**SET EXERCISE**:
Find each line with the string "chart" and copy it.

**INFORMATION SUPPLIED**:
■ ■ ■ ■ ■

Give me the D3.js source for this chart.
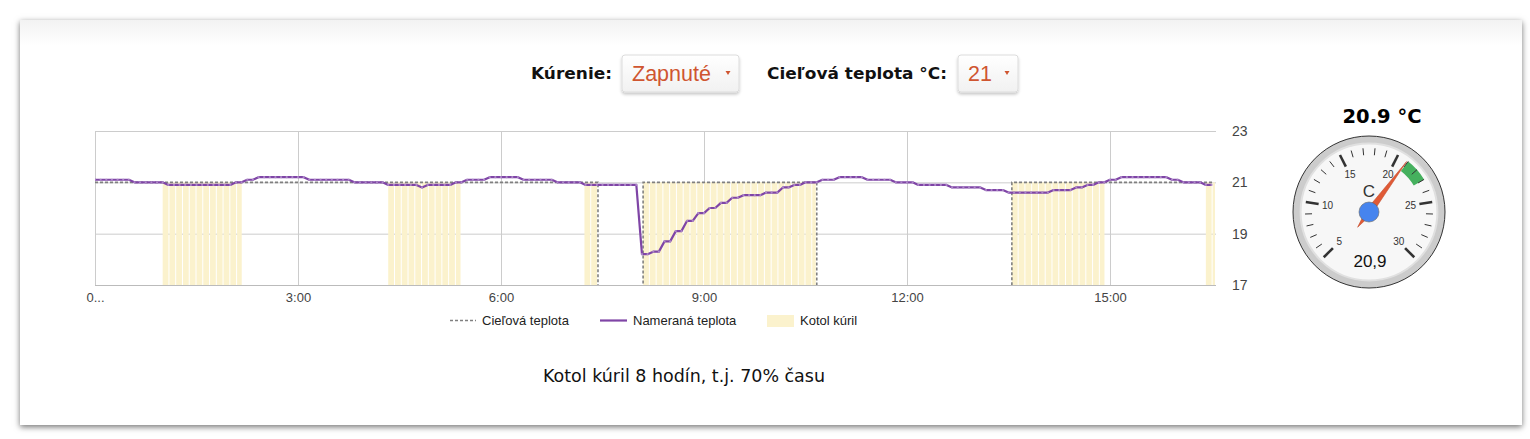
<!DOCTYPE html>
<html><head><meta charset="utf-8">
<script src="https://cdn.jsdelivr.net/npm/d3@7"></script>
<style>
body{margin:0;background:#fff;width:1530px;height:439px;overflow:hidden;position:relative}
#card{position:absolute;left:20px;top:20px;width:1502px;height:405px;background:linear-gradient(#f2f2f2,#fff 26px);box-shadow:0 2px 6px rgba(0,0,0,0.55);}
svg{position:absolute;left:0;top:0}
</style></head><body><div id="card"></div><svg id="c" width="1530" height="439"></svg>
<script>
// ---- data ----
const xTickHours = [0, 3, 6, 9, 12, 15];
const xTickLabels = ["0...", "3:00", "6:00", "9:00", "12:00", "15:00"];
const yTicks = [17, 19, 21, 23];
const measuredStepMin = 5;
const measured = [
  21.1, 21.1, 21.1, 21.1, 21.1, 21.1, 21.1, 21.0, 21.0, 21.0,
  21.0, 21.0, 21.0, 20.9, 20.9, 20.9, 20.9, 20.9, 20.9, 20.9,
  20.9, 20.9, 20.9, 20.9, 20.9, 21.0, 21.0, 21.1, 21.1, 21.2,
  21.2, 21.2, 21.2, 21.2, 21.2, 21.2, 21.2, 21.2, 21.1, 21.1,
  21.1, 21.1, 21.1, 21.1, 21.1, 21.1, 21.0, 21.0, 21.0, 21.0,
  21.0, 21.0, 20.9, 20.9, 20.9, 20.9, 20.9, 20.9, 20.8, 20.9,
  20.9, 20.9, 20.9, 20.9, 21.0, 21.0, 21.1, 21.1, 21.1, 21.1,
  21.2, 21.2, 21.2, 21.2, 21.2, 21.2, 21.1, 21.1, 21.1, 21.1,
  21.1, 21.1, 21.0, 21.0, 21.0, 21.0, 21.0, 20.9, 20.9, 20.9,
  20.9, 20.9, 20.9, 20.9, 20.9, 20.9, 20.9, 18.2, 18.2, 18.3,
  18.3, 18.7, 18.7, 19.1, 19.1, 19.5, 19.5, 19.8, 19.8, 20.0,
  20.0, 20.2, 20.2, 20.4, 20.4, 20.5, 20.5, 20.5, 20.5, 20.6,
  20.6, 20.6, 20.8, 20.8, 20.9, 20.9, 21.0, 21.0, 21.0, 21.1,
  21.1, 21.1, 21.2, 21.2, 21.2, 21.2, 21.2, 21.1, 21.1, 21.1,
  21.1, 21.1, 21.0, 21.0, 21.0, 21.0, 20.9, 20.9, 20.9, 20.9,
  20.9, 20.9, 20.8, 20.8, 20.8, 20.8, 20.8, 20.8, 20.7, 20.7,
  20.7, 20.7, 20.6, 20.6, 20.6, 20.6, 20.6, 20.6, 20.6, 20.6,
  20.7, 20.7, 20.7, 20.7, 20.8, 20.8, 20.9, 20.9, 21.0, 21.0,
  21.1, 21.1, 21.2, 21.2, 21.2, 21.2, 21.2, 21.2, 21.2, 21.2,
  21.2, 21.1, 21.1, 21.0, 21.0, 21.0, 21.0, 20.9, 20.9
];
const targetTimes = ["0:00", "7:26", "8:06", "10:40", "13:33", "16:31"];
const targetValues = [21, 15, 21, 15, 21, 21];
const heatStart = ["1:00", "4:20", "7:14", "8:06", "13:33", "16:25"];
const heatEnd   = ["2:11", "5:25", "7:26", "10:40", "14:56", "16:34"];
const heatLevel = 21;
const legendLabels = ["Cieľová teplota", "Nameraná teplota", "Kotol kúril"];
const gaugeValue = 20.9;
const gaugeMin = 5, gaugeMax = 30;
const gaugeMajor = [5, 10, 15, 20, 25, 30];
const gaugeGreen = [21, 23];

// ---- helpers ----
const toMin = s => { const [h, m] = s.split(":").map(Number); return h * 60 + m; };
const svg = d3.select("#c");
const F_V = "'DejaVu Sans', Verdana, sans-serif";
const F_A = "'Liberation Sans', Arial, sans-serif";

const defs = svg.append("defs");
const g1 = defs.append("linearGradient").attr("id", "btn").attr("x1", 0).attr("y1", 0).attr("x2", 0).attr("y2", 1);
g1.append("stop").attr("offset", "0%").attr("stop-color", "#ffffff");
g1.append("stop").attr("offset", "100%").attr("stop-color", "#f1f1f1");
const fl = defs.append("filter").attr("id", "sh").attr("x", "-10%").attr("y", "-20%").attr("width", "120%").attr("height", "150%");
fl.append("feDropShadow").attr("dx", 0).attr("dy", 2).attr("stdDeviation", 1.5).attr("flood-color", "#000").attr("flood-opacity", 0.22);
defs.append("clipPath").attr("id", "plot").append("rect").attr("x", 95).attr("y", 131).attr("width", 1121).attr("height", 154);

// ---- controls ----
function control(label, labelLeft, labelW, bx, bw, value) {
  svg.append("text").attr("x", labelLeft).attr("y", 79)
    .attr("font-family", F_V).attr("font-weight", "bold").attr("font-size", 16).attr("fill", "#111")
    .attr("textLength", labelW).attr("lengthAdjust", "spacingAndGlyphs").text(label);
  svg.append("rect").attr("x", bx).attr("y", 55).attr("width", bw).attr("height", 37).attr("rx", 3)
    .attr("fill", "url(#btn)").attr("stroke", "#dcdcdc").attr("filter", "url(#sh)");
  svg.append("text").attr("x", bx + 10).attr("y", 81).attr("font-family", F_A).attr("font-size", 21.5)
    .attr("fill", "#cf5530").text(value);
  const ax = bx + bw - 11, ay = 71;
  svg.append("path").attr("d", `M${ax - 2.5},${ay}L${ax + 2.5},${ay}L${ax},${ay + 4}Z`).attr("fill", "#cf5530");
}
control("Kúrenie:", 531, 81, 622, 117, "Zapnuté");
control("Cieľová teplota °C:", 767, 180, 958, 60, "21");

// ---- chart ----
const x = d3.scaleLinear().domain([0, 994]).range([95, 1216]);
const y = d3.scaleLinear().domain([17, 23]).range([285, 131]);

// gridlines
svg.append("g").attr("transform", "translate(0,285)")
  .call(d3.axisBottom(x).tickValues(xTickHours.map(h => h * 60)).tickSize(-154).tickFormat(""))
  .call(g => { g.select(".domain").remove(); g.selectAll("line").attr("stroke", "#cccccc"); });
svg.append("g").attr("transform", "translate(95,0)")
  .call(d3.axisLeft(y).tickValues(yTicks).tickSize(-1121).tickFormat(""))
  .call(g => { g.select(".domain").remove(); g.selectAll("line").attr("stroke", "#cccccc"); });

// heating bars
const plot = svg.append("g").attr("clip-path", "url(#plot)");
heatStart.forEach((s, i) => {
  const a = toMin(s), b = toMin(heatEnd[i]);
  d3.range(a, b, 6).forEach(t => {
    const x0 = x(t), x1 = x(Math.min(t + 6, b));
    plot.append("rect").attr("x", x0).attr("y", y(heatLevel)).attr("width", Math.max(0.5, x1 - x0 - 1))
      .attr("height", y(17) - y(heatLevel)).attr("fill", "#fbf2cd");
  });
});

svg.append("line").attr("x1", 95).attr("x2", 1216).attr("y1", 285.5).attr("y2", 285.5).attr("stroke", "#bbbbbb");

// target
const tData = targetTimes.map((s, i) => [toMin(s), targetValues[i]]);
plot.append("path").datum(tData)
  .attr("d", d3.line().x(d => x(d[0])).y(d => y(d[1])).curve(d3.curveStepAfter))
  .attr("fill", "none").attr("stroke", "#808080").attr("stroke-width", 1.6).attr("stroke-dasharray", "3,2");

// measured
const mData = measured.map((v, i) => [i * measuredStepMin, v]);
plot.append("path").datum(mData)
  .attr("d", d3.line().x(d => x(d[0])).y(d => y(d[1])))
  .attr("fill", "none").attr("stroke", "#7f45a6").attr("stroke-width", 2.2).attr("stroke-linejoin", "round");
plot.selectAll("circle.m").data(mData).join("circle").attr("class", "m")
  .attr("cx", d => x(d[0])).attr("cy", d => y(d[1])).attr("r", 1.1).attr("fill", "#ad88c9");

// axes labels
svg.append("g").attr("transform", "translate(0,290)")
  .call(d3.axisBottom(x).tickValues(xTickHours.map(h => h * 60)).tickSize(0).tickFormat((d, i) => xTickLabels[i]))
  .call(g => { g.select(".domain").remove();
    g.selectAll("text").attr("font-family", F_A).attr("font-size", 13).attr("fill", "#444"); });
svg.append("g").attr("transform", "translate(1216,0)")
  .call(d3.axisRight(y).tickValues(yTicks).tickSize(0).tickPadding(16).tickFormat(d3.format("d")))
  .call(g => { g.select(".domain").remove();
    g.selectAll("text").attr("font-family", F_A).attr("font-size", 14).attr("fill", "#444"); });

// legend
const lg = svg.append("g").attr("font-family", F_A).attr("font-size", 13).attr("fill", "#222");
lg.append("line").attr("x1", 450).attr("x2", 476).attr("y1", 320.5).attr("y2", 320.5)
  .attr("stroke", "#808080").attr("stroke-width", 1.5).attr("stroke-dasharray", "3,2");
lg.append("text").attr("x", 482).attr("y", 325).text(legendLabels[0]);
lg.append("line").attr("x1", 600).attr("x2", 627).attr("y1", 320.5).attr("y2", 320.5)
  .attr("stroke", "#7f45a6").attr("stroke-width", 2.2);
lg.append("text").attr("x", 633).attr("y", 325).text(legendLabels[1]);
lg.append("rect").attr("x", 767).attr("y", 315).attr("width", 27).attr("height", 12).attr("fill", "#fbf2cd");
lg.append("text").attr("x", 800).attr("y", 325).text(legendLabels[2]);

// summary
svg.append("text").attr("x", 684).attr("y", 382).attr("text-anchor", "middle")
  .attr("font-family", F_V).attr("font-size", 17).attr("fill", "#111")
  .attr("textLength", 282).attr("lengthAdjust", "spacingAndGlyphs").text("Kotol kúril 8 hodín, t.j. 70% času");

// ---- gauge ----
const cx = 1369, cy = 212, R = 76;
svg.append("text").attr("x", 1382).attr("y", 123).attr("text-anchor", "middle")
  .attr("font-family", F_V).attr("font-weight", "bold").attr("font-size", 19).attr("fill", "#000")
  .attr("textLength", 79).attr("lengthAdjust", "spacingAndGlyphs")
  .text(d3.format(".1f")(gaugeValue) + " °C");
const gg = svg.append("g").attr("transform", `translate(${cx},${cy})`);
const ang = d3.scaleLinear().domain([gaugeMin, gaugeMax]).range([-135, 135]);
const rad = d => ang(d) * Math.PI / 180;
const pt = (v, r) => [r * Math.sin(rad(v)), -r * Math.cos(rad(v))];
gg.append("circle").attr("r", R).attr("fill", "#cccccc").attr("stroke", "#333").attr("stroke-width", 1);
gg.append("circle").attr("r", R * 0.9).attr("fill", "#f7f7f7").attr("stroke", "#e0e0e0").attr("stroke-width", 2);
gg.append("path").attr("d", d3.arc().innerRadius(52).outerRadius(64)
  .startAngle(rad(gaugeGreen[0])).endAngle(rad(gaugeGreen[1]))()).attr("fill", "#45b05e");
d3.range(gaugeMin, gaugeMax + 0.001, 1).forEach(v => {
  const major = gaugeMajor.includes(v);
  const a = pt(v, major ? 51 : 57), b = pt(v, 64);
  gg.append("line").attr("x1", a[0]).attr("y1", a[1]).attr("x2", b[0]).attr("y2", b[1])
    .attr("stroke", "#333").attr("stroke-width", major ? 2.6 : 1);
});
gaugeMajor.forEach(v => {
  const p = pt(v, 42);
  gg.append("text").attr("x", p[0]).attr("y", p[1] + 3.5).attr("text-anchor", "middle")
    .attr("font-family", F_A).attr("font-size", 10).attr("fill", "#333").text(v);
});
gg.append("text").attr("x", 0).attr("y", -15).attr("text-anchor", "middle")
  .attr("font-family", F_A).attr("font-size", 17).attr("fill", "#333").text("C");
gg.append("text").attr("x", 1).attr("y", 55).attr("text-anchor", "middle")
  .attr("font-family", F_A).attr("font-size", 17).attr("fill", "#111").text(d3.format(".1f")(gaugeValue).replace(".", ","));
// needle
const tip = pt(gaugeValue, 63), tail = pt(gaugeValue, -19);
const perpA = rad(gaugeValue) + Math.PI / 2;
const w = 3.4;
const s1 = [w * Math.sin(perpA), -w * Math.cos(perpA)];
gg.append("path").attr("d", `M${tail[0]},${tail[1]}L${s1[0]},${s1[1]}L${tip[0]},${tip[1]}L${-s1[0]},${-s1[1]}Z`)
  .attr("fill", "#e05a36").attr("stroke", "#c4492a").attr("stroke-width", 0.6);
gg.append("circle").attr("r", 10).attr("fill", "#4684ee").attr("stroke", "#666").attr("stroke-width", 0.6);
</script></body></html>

■ ■ ■ ■ ■

**COMPLETED TASK**:
Give me the D3.js source for this chart.
// ---- chart ----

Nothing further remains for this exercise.